From  "Your Horse"  -  Jan. 2015

How to cope with SPLITS

Painful and unsightly, splints can cause problems but these need not be long-term, as one reader explains

Problems can occur when the ligament attaching the splint bones to the cannon bone is damaged, leading to inflammation and lameness. As this heals it leads to the formation of new bone, resulting in a hard, non-painful lump - this is called a true splint. A 'false' splint occurs through direct trauma to the splint bone, again leading to a bony lump, and the splint bone can also be fractured - a common injury in racehorses and young eventers.

'Surgery resolved Dan's splint'

Tracey Robottom, 45. of Blidworth, Nottinghamshire, and her ex-racehorse Silidan, aka Dan. were sidelined at the end of 2011 while Dan recovered from a splint

"I'd never owned a horse before I got Dan nearly four years ago. He'd had a few wins in his time as a seven-furlong sprinter, but my intention was simply to have fun and be a happy hacker, enjoying the surrounds of nearby Sherwood Forest.

But in September 2011, Dan began to show intermittent lameness. Investigation showed he had a splint in his nearside foreleg - we can only assume he caught himself out in the field. Luckily he's insured, and so that October he went to Oakham vets for a resection of the affected splint bone.

His recovery was a long and slow process with lots of checks, and it wasn't until the end of December 2011 that he could be ridden, gradually building up from very short periods towards our normal riding time. But in June 2012 Dan's lameness re-occurred, as did the splint. The vet said he'd never seen anything like this before as it looked as though he'd caught his leg again in exactly the same manner as before. Dan underwent a further operation and this time the vets took out the whole of the splint bone. It was a really upsetting and worrying time, and again his post-op recovery and bringing him back into work took a very long time.

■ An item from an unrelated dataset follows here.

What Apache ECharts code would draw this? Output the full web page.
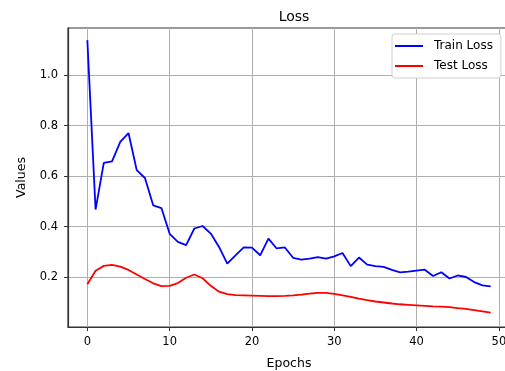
<!DOCTYPE html>
<html>
<head>
<meta charset="utf-8">
<script src="https://cdn.jsdelivr.net/npm/echarts@6/dist/echarts.min.js"></script>
<style>html,body{margin:0;padding:0;background:#fff}#c{width:505px;height:371px}</style>
</head>
<body>
<div id="c"></div>
<script>
const epochs = Array.from({length: 50}, (_, i) => i);
const trainLoss = [1.139,0.468,0.653,0.659,0.736,0.771,0.624,0.593,0.485,0.474,
  0.372,0.340,0.327,0.393,0.403,0.373,0.320,0.254,0.287,0.318,
  0.317,0.287,0.353,0.314,0.318,0.277,0.270,0.274,0.280,0.274,
  0.283,0.296,0.244,0.278,0.250,0.244,0.241,0.229,0.219,0.222,
  0.226,0.230,0.205,0.220,0.195,0.207,0.201,0.181,0.168,0.164];
const testLoss = [0.172,0.226,0.245,0.249,0.242,0.229,0.211,0.193,0.176,0.165,
  0.166,0.177,0.198,0.211,0.196,0.166,0.143,0.133,0.129,0.128,
  0.127,0.126,0.125,0.125,0.126,0.128,0.131,0.135,0.138,0.138,
  0.134,0.128,0.122,0.115,0.109,0.104,0.100,0.096,0.093,0.091,
  0.089,0.087,0.085,0.084,0.082,0.078,0.075,0.070,0.065,0.060];
const xTicks = [0,10,20,30,40,50];
const yTicks = [0.2,0.4,0.6,0.8,1.0];

const font = 'DejaVu Sans';
const chart = echarts.init(document.getElementById('c'), null, {renderer: 'canvas'});
chart.setOption({
  animation: false,
  backgroundColor: '#fff',
  title: {
    text: 'Loss', left: 289, top: 5, textAlign: 'center',
    textStyle: {fontFamily: font, fontSize: 14, fontWeight: 'normal', color: '#000'}
  },
  legend: {
    orient: 'vertical', left: 392, top: 34,
    backgroundColor: '#fff', borderColor: '#d0d0d0', borderWidth: 1, borderRadius: 3,
    padding: [6, 8, 6, 3],
    itemWidth: 28, itemHeight: 2, itemGap: 8, icon: 'rect',
    textStyle: {fontFamily: font, fontSize: 12, color: '#000', padding: [0, 0, 0, 6]},
    data: ['Train Loss', 'Test Loss']
  },
  grid: {
    left: 68, width: 442, top: 28, height: 299,
    outerBoundsMode: 'none', containLabel: false,
    show: true, borderColor: '#333', borderWidth: 1.2, backgroundColor: 'transparent'
  },
  xAxis: {
    type: 'value', min: -2.35, max: 51.35,
    name: 'Epochs', nameLocation: 'middle', nameGap: 30,
    nameTextStyle: {fontFamily: font, fontSize: 12.5, color: '#000'},
    axisLine: {show: true, onZero: false, lineStyle: {color: '#333', width: 1.2}},
    axisTick: {show: true, length: 4, lineStyle: {color: '#333'}, customValues: xTicks},
    axisLabel: {fontFamily: font, fontSize: 11.5, color: '#000', margin: 9, customValues: xTicks,
      formatter: v => String(v)},
    splitLine: {show: true, lineStyle: {color: '#b0b0b0', width: 1}}
  },
  yAxis: {
    type: 'value', min: 0.003, max: 1.187,
    name: 'Values', nameLocation: 'middle', nameGap: 40,
    nameTextStyle: {fontFamily: font, fontSize: 12.5, color: '#000'},
    axisLine: {show: true, onZero: false, lineStyle: {color: '#333', width: 1.2}},
    axisTick: {show: true, length: 4, lineStyle: {color: '#333'}, customValues: yTicks},
    axisLabel: {fontFamily: font, fontSize: 11.5, color: '#000', margin: 10, customValues: yTicks,
      formatter: v => v.toFixed(1)},
    splitLine: {show: true, lineStyle: {color: '#b0b0b0', width: 1}}
  },
  series: [
    {name: 'Train Loss', type: 'line', data: epochs.map((e, i) => [e, trainLoss[i]]),
      showSymbol: false, lineStyle: {color: '#0000ff', width: 1.8}, itemStyle: {color: '#0000ff'}},
    {name: 'Test Loss', type: 'line', data: epochs.map((e, i) => [e, testLoss[i]]),
      showSymbol: false, lineStyle: {color: '#ff0000', width: 1.8}, itemStyle: {color: '#ff0000'}}
  ]
});
</script>
</body>
</html>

Two years on, Dan has made a full recovery. We're now taking jumping lessons, which Dan excels at, have tried cross-country, and have begun a showing career, including retired racehorse classes - we came third on our first outing, a very proud moment. I've bought a trailer and my aim now is to get out to more local shows and fun rides. I love Dan to bits - he's my forever horse!"

Coping with a splint

The severity of splints can vary, as can treatment options. Here's Tracey's advice for dealing with one:

* If you suspect a splint bone injury ask your vet to x-ray it to confirm the extent. Some splints can heal on their own but if a fracture is interfering with the suspensory ligament then an operation may be required. If you have insurance, contact them straight away and keep them updated throughout.

* Box rest is vital for recovery. I kept Dan comfortable with a big bed over rubber matting, and his stable overlooked the yard so he could see other horses. He also had a large garlic lick and a boredom breaker toy to keep him entertained without having to move too much. I spent a lot of time with him, grooming and chatting to him, which really helped our bond.

* Above all, have lots of patience. Don't rush your horse back into work, even if he seems OK - time really is a great healer. It can be frustrating being unable to ride, but dealing with lameness or injury is worse. Take full vet advice and stick to it. Good vets will give you an outline timescale on bringing your horse back into work.